## BEGIN

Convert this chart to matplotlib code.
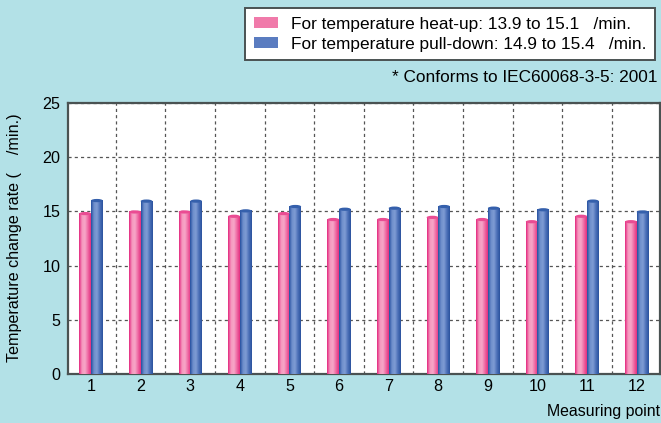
import numpy as np
import matplotlib
matplotlib.use("Agg")
import matplotlib.pyplot as plt
from matplotlib.colors import LinearSegmentedColormap
from matplotlib.patches import Patch, Ellipse

plt.rcParams['font.family'] = ['Liberation Sans', 'DejaVu Sans']

points = np.arange(1, 13)
heat_up = [14.85, 15.0, 15.0, 14.6, 14.85, 14.3, 14.3, 14.5, 14.3, 14.1, 14.6, 14.1]
pull_down = [16.05, 16.0, 16.0, 15.1, 15.5, 15.25, 15.35, 15.5, 15.35, 15.2, 16.0, 15.0]

lab_heat = 'For temperature heat-up: 13.9 to 15.1   /min.'
lab_pull = 'For temperature pull-down: 14.9 to 15.4   /min.'
note = '* Conforms to IEC60068-3-5: 2001'

bg = '#b3e1e7'
frame = '#4a5252'
fs = 11.6
fs_leg = 12.4

# colormaps for the "cylinder" look
cm_pink = LinearSegmentedColormap.from_list('p', ['#e3267e', '#f698be', '#f7a7c8', '#ef6aa4', '#e3307f'])
cm_blue = LinearSegmentedColormap.from_list('b', ['#2450a0', '#6f8fcc', '#7f9cd4', '#4c70b8', '#2a529e'])
cap_pink = '#ea4c93'
cap_blue = '#3560ac'

fig = plt.figure(figsize=(6.61, 4.23), dpi=100, facecolor=bg)
ax = fig.add_axes([68/661, 1-374/423, 592/661, 271/423])
ax.set_facecolor('white')

w = 0.235
grad = np.linspace(0, 1, 64).reshape(1, -1)


def cyl_bars(xs, vals, cmap, cap):
    bars = ax.bar(xs, vals, width=w, align='edge', color='none', edgecolor='none', zorder=3)
    for b in bars:
        x0, y0 = b.get_x(), b.get_y()
        bw, bh = b.get_width(), b.get_height()
        im = ax.imshow(grad, cmap=cmap, aspect='auto', extent=(x0, x0+bw, y0, y0+bh),
                       zorder=3, interpolation='bilinear')
        im.set_clip_path(b)
        ax.add_patch(Ellipse((x0+bw/2, y0+bh-0.05), bw, 0.3, color=cap, zorder=4, lw=0))
    return bars


cyl_bars(points - w, heat_up, cm_pink, cap_pink)
cyl_bars(points, pull_down, cm_blue, cap_blue)

ax.set_xlim(0.535, 12.47)
ax.set_ylim(0, 25)
ax.set_xticks(points)
ax.set_yticks([0, 5, 10, 15, 20, 25])
ax.set_xticks(np.arange(1.5, 12, 1), minor=True)
ax.tick_params(axis='both', which='both', length=0, labelsize=fs, colors='black')
ax.tick_params(axis='x', pad=3.5)
ax.tick_params(axis='y', pad=5.5)
ax.grid(axis='y', which='major', linestyle=(0, (2.5, 2.5)), color='#555555', lw=0.9, zorder=1)
ax.grid(axis='x', which='minor', linestyle=(0, (2.5, 2.5)), color='#555555', lw=0.9, zorder=1)
ax.grid(axis='x', which='major', visible=False)
for s in ax.spines.values():
    s.set_color(frame)
    s.set_linewidth(1.6)
ax.spines['left'].set_zorder(5)

ax.set_ylabel('Temperature change rate (    /min.)', fontsize=fs)
ax.yaxis.set_label_coords(22/661, 1 - 238/423, transform=fig.transFigure)
fig.text(660/661, 1-411/423, 'Measuring point', ha='right', va='center', fontsize=11.4)
fig.text(658/661, 1-77/423, note, ha='right', va='center', fontsize=fs_leg)

handles = [Patch(facecolor='#f07aaa', edgecolor='none'), Patch(facecolor='#5a7cc0', edgecolor='none')]
leg = fig.legend(handles, [lab_heat, lab_pull], loc='upper left',
                 bbox_to_anchor=(245/661, 1-8/423), fontsize=fs_leg, frameon=True,
                 fancybox=False, framealpha=1, handlelength=1.4, handleheight=0.55,
                 handletextpad=0.75, borderpad=0.5, labelspacing=0.3, borderaxespad=0)
leg.get_frame().set_edgecolor(frame)
leg.get_frame().set_linewidth(1.4)

fig.savefig('out.png', dpi=100, facecolor=bg)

## END

Give the data above again in full and unchanged, skipping the pictures.

* **Solution for this problem**
Convert this chart to matplotlib code.
import numpy as np
import matplotlib
matplotlib.use("Agg")
import matplotlib.pyplot as plt
from matplotlib.colors import LinearSegmentedColormap
from matplotlib.patches import Patch, Ellipse

plt.rcParams['font.family'] = ['Liberation Sans', 'DejaVu Sans']

points = np.arange(1, 13)
heat_up = [14.85, 15.0, 15.0, 14.6, 14.85, 14.3, 14.3, 14.5, 14.3, 14.1, 14.6, 14.1]
pull_down = [16.05, 16.0, 16.0, 15.1, 15.5, 15.25, 15.35, 15.5, 15.35, 15.2, 16.0, 15.0]

lab_heat = 'For temperature heat-up: 13.9 to 15.1   /min.'
lab_pull = 'For temperature pull-down: 14.9 to 15.4   /min.'
note = '* Conforms to IEC60068-3-5: 2001'

bg = '#b3e1e7'
frame = '#4a5252'
fs = 11.6
fs_leg = 12.4

# colormaps for the "cylinder" look
cm_pink = LinearSegmentedColormap.from_list('p', ['#e3267e', '#f698be', '#f7a7c8', '#ef6aa4', '#e3307f'])
cm_blue = LinearSegmentedColormap.from_list('b', ['#2450a0', '#6f8fcc', '#7f9cd4', '#4c70b8', '#2a529e'])
cap_pink = '#ea4c93'
cap_blue = '#3560ac'

fig = plt.figure(figsize=(6.61, 4.23), dpi=100, facecolor=bg)
ax = fig.add_axes([68/661, 1-374/423, 592/661, 271/423])
ax.set_facecolor('white')

w = 0.235
grad = np.linspace(0, 1, 64).reshape(1, -1)


def cyl_bars(xs, vals, cmap, cap):
    bars = ax.bar(xs, vals, width=w, align='edge', color='none', edgecolor='none', zorder=3)
    for b in bars:
        x0, y0 = b.get_x(), b.get_y()
        bw, bh = b.get_width(), b.get_height()
        im = ax.imshow(grad, cmap=cmap, aspect='auto', extent=(x0, x0+bw, y0, y0+bh),
                       zorder=3, interpolation='bilinear')
        im.set_clip_path(b)
        ax.add_patch(Ellipse((x0+bw/2, y0+bh-0.05), bw, 0.3, color=cap, zorder=4, lw=0))
    return bars


cyl_bars(points - w, heat_up, cm_pink, cap_pink)
cyl_bars(points, pull_down, cm_blue, cap_blue)

ax.set_xlim(0.535, 12.47)
ax.set_ylim(0, 25)
ax.set_xticks(points)
ax.set_yticks([0, 5, 10, 15, 20, 25])
ax.set_xticks(np.arange(1.5, 12, 1), minor=True)
ax.tick_params(axis='both', which='both', length=0, labelsize=fs, colors='black')
ax.tick_params(axis='x', pad=3.5)
ax.tick_params(axis='y', pad=5.5)
ax.grid(axis='y', which='major', linestyle=(0, (2.5, 2.5)), color='#555555', lw=0.9, zorder=1)
ax.grid(axis='x', which='minor', linestyle=(0, (2.5, 2.5)), color='#555555', lw=0.9, zorder=1)
ax.grid(axis='x', which='major', visible=False)
for s in ax.spines.values():
    s.set_color(frame)
    s.set_linewidth(1.6)
ax.spines['left'].set_zorder(5)

ax.set_ylabel('Temperature change rate (    /min.)', fontsize=fs)
ax.yaxis.set_label_coords(22/661, 1 - 238/423, transform=fig.transFigure)
fig.text(660/661, 1-411/423, 'Measuring point', ha='right', va='center', fontsize=11.4)
fig.text(658/661, 1-77/423, note, ha='right', va='center', fontsize=fs_leg)

handles = [Patch(facecolor='#f07aaa', edgecolor='none'), Patch(facecolor='#5a7cc0', edgecolor='none')]
leg = fig.legend(handles, [lab_heat, lab_pull], loc='upper left',
                 bbox_to_anchor=(245/661, 1-8/423), fontsize=fs_leg, frameon=True,
                 fancybox=False, framealpha=1, handlelength=1.4, handleheight=0.55,
                 handletextpad=0.75, borderpad=0.5, labelspacing=0.3, borderaxespad=0)
leg.get_frame().set_edgecolor(frame)
leg.get_frame().set_linewidth(1.4)

fig.savefig('out.png', dpi=100, facecolor=bg)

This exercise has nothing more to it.